Are all classically impossible quantum possibilities entangled?

Question

Any entangled state represents a quantum possibility that is classically impossible.
Is the converse true?
That is, are all states that are quantum mechanically possible but classically impossible entangled in some way?
If so, can you give a proof, or a reference to a proof?
If not, can you give a counterexample?

Answer 1

I don't know if this is what OP is asking(v1), but consider a single qubit, whose states can be visualized via the Bloch sphere. The classical states (which form a bit) are the north and the south pole.

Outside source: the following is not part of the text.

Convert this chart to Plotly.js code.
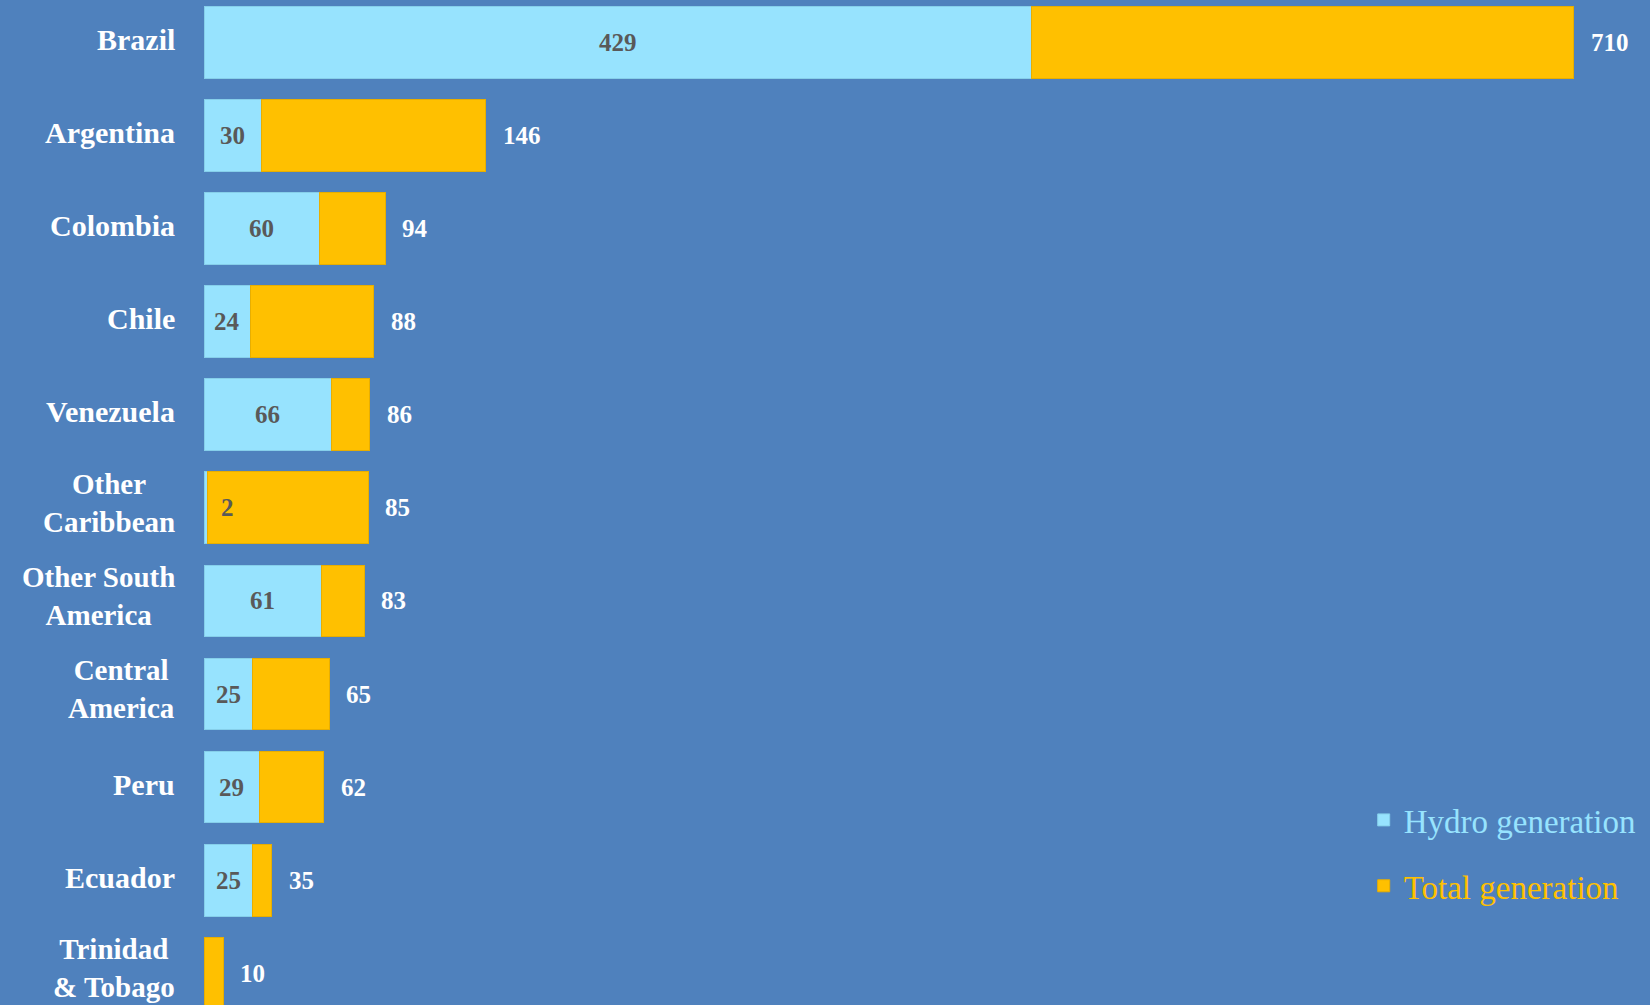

The pure quantum states are the surface of the 2-sphere $S^2=\partial(B^3)$, and the mixed quantum states are the interior 3-ball $B^3$. Since there is just a single qubit, it is not entangled.

Answer 2

"The things that trouble me most are not the true facts I don't know, but the false facts I do know"--Ancient Proverb
I was very surprised by how simple (and low dimensional) the first answer was.
I think the issue revolves around the definition of what is classically possible or not.
Gleason's theorem only holds in three dimensions or more, not two or less.
You can map Hilbert space to phase space for one particle, not two or more.
If you can simulate something with local hidden variables, it is classically possible.
I think you can simulate a single qubit with fewer than eight real numbers ie with local hidden variables.
This makes me doubt that any single qubit operation is classically impossible, let alone the mere existence of a qubit.
On the other hand you can prove or test Bell's theorem with two or more entangled photons or electrons or whatever.
I accept this as a demonstrable classical impossibility.
Therefore my reaction is that the mere existence of a qubit while perhaps classically impossible in some sense, cannot be proven to be classically impossible in the same way as the Bell correlations can.